Work to complete: Restate all the material verbatim, except for the pictures.

################

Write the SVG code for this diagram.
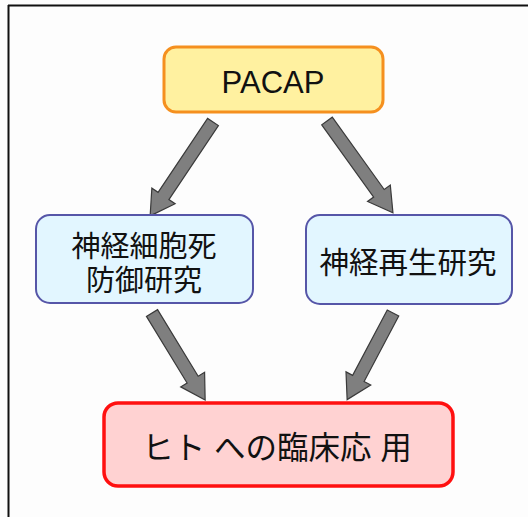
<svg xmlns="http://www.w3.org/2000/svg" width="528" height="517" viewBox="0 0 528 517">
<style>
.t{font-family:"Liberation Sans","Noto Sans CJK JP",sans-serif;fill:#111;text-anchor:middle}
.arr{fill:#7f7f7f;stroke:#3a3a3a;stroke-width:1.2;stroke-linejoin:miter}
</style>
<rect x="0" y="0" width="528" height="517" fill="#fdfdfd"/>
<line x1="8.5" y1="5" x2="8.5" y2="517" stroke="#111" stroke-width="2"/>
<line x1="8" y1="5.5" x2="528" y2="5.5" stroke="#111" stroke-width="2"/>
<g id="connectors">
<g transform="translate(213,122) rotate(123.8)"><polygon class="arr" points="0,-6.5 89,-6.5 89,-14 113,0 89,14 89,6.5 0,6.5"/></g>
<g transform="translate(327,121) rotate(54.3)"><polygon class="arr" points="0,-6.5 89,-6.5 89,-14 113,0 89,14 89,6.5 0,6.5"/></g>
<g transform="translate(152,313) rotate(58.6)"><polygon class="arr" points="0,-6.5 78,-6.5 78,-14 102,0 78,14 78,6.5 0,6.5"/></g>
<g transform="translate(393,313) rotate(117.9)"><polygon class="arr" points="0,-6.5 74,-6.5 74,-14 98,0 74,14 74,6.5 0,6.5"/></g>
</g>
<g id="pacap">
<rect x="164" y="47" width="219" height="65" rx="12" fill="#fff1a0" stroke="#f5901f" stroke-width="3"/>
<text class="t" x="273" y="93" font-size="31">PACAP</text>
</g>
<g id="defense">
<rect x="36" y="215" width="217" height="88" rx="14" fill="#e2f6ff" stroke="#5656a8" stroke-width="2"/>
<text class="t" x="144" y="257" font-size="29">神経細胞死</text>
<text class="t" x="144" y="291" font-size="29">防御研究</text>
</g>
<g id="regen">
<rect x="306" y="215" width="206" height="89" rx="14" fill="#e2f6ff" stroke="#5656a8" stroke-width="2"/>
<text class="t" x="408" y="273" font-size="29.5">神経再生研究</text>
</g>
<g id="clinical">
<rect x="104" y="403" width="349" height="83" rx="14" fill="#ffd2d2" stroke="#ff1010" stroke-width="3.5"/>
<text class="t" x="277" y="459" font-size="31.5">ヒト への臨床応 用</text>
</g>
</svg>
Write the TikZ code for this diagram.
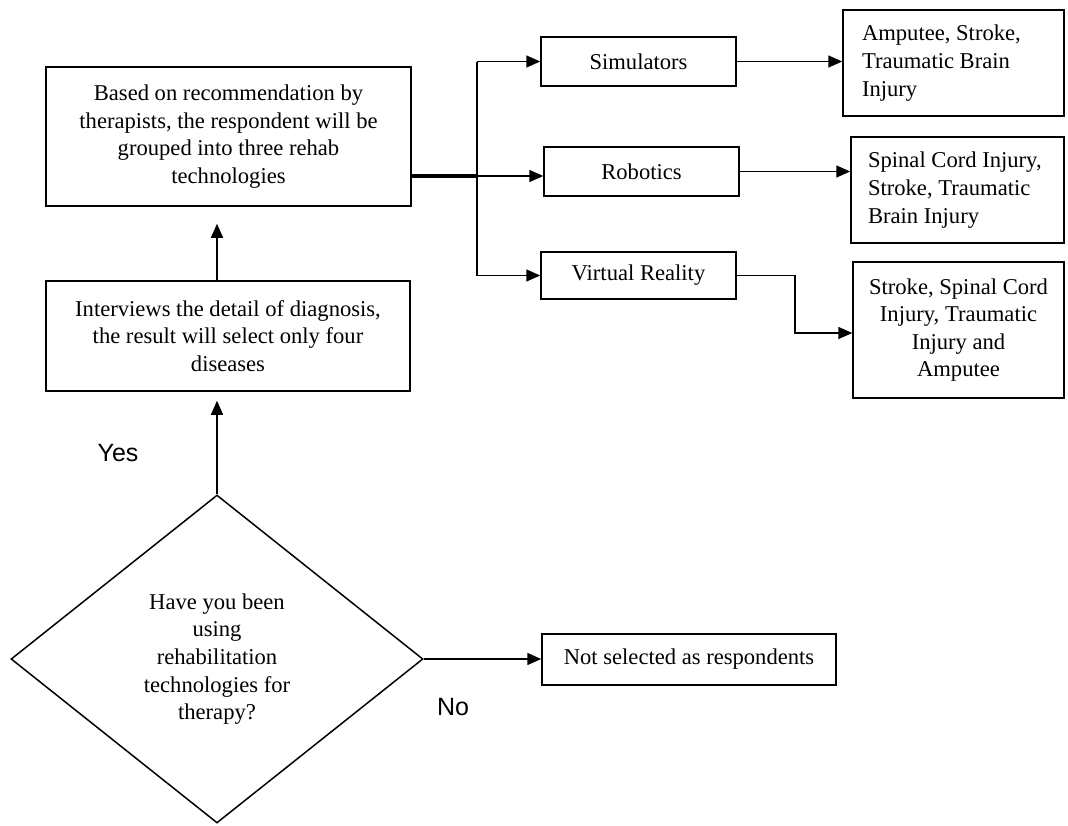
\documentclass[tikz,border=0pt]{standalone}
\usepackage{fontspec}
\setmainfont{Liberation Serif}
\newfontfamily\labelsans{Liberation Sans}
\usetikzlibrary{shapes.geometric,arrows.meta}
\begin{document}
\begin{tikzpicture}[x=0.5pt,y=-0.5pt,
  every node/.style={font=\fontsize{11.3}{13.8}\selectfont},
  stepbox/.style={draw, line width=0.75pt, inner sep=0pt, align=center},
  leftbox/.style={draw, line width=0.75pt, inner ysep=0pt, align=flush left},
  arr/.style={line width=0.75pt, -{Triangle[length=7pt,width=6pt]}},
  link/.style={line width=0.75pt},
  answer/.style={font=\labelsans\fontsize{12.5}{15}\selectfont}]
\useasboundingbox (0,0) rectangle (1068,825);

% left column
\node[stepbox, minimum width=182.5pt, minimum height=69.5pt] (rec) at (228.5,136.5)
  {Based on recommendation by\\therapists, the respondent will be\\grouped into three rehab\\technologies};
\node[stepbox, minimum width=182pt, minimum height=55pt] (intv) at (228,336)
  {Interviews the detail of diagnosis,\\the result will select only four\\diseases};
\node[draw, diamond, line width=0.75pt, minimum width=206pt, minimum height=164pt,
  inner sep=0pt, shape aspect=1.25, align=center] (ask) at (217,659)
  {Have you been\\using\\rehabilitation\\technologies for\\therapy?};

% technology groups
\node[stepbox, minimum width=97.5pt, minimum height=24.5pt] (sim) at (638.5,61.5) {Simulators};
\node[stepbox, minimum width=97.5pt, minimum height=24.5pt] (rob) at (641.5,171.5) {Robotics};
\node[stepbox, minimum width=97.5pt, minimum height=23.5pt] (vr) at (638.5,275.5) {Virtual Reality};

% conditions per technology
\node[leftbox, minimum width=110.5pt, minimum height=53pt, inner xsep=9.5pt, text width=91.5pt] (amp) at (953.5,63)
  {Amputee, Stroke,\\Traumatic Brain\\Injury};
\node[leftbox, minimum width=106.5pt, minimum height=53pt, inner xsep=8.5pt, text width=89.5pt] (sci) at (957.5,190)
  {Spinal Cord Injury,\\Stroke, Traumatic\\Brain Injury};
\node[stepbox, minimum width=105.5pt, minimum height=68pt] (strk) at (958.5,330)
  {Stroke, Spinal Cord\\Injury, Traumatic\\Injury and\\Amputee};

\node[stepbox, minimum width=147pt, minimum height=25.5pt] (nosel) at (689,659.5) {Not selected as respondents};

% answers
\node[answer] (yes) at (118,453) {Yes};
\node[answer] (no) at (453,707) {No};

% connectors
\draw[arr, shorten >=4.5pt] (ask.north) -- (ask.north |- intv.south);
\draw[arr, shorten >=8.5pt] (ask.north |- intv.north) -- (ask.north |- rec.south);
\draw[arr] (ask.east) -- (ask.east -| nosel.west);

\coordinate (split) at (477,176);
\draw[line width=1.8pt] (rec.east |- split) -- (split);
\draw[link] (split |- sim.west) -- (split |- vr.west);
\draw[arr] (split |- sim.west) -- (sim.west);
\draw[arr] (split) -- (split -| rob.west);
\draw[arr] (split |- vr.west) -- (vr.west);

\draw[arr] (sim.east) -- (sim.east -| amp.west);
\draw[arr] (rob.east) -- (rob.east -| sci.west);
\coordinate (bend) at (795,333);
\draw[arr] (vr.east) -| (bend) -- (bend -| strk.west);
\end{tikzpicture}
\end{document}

################

Right answer:
Write the SVG code for this diagram.
<svg xmlns="http://www.w3.org/2000/svg" width="528" height="517" viewBox="0 0 528 517">
<style>
.t{font-family:"Liberation Sans","Noto Sans CJK JP",sans-serif;fill:#111;text-anchor:middle}
.arr{fill:#7f7f7f;stroke:#3a3a3a;stroke-width:1.2;stroke-linejoin:miter}
</style>
<rect x="0" y="0" width="528" height="517" fill="#fdfdfd"/>
<line x1="8.5" y1="5" x2="8.5" y2="517" stroke="#111" stroke-width="2"/>
<line x1="8" y1="5.5" x2="528" y2="5.5" stroke="#111" stroke-width="2"/>
<g id="connectors">
<g transform="translate(213,122) rotate(123.8)"><polygon class="arr" points="0,-6.5 89,-6.5 89,-14 113,0 89,14 89,6.5 0,6.5"/></g>
<g transform="translate(327,121) rotate(54.3)"><polygon class="arr" points="0,-6.5 89,-6.5 89,-14 113,0 89,14 89,6.5 0,6.5"/></g>
<g transform="translate(152,313) rotate(58.6)"><polygon class="arr" points="0,-6.5 78,-6.5 78,-14 102,0 78,14 78,6.5 0,6.5"/></g>
<g transform="translate(393,313) rotate(117.9)"><polygon class="arr" points="0,-6.5 74,-6.5 74,-14 98,0 74,14 74,6.5 0,6.5"/></g>
</g>
<g id="pacap">
<rect x="164" y="47" width="219" height="65" rx="12" fill="#fff1a0" stroke="#f5901f" stroke-width="3"/>
<text class="t" x="273" y="93" font-size="31">PACAP</text>
</g>
<g id="defense">
<rect x="36" y="215" width="217" height="88" rx="14" fill="#e2f6ff" stroke="#5656a8" stroke-width="2"/>
<text class="t" x="144" y="257" font-size="29">神経細胞死</text>
<text class="t" x="144" y="291" font-size="29">防御研究</text>
</g>
<g id="regen">
<rect x="306" y="215" width="206" height="89" rx="14" fill="#e2f6ff" stroke="#5656a8" stroke-width="2"/>
<text class="t" x="408" y="273" font-size="29.5">神経再生研究</text>
</g>
<g id="clinical">
<rect x="104" y="403" width="349" height="83" rx="14" fill="#ffd2d2" stroke="#ff1010" stroke-width="3.5"/>
<text class="t" x="277" y="459" font-size="31.5">ヒト への臨床応 用</text>
</g>
</svg>
Write the TikZ code for this diagram.
\documentclass[tikz,border=0pt]{standalone}
\usepackage{fontspec}
\setmainfont{Liberation Serif}
\newfontfamily\labelsans{Liberation Sans}
\usetikzlibrary{shapes.geometric,arrows.meta}
\begin{document}
\begin{tikzpicture}[x=0.5pt,y=-0.5pt,
  every node/.style={font=\fontsize{11.3}{13.8}\selectfont},
  stepbox/.style={draw, line width=0.75pt, inner sep=0pt, align=center},
  leftbox/.style={draw, line width=0.75pt, inner ysep=0pt, align=flush left},
  arr/.style={line width=0.75pt, -{Triangle[length=7pt,width=6pt]}},
  link/.style={line width=0.75pt},
  answer/.style={font=\labelsans\fontsize{12.5}{15}\selectfont}]
\useasboundingbox (0,0) rectangle (1068,825);

% left column
\node[stepbox, minimum width=182.5pt, minimum height=69.5pt] (rec) at (228.5,136.5)
  {Based on recommendation by\\therapists, the respondent will be\\grouped into three rehab\\technologies};
\node[stepbox, minimum width=182pt, minimum height=55pt] (intv) at (228,336)
  {Interviews the detail of diagnosis,\\the result will select only four\\diseases};
\node[draw, diamond, line width=0.75pt, minimum width=206pt, minimum height=164pt,
  inner sep=0pt, shape aspect=1.25, align=center] (ask) at (217,659)
  {Have you been\\using\\rehabilitation\\technologies for\\therapy?};

% technology groups
\node[stepbox, minimum width=97.5pt, minimum height=24.5pt] (sim) at (638.5,61.5) {Simulators};
\node[stepbox, minimum width=97.5pt, minimum height=24.5pt] (rob) at (641.5,171.5) {Robotics};
\node[stepbox, minimum width=97.5pt, minimum height=23.5pt] (vr) at (638.5,275.5) {Virtual Reality};

% conditions per technology
\node[leftbox, minimum width=110.5pt, minimum height=53pt, inner xsep=9.5pt, text width=91.5pt] (amp) at (953.5,63)
  {Amputee, Stroke,\\Traumatic Brain\\Injury};
\node[leftbox, minimum width=106.5pt, minimum height=53pt, inner xsep=8.5pt, text width=89.5pt] (sci) at (957.5,190)
  {Spinal Cord Injury,\\Stroke, Traumatic\\Brain Injury};
\node[stepbox, minimum width=105.5pt, minimum height=68pt] (strk) at (958.5,330)
  {Stroke, Spinal Cord\\Injury, Traumatic\\Injury and\\Amputee};

\node[stepbox, minimum width=147pt, minimum height=25.5pt] (nosel) at (689,659.5) {Not selected as respondents};

% answers
\node[answer] (yes) at (118,453) {Yes};
\node[answer] (no) at (453,707) {No};

% connectors
\draw[arr, shorten >=4.5pt] (ask.north) -- (ask.north |- intv.south);
\draw[arr, shorten >=8.5pt] (ask.north |- intv.north) -- (ask.north |- rec.south);
\draw[arr] (ask.east) -- (ask.east -| nosel.west);

\coordinate (split) at (477,176);
\draw[line width=1.8pt] (rec.east |- split) -- (split);
\draw[link] (split |- sim.west) -- (split |- vr.west);
\draw[arr] (split |- sim.west) -- (sim.west);
\draw[arr] (split) -- (split -| rob.west);
\draw[arr] (split |- vr.west) -- (vr.west);

\draw[arr] (sim.east) -- (sim.east -| amp.west);
\draw[arr] (rob.east) -- (rob.east -| sci.west);
\coordinate (bend) at (795,333);
\draw[arr] (vr.east) -| (bend) -- (bend -| strk.west);
\end{tikzpicture}
\end{document}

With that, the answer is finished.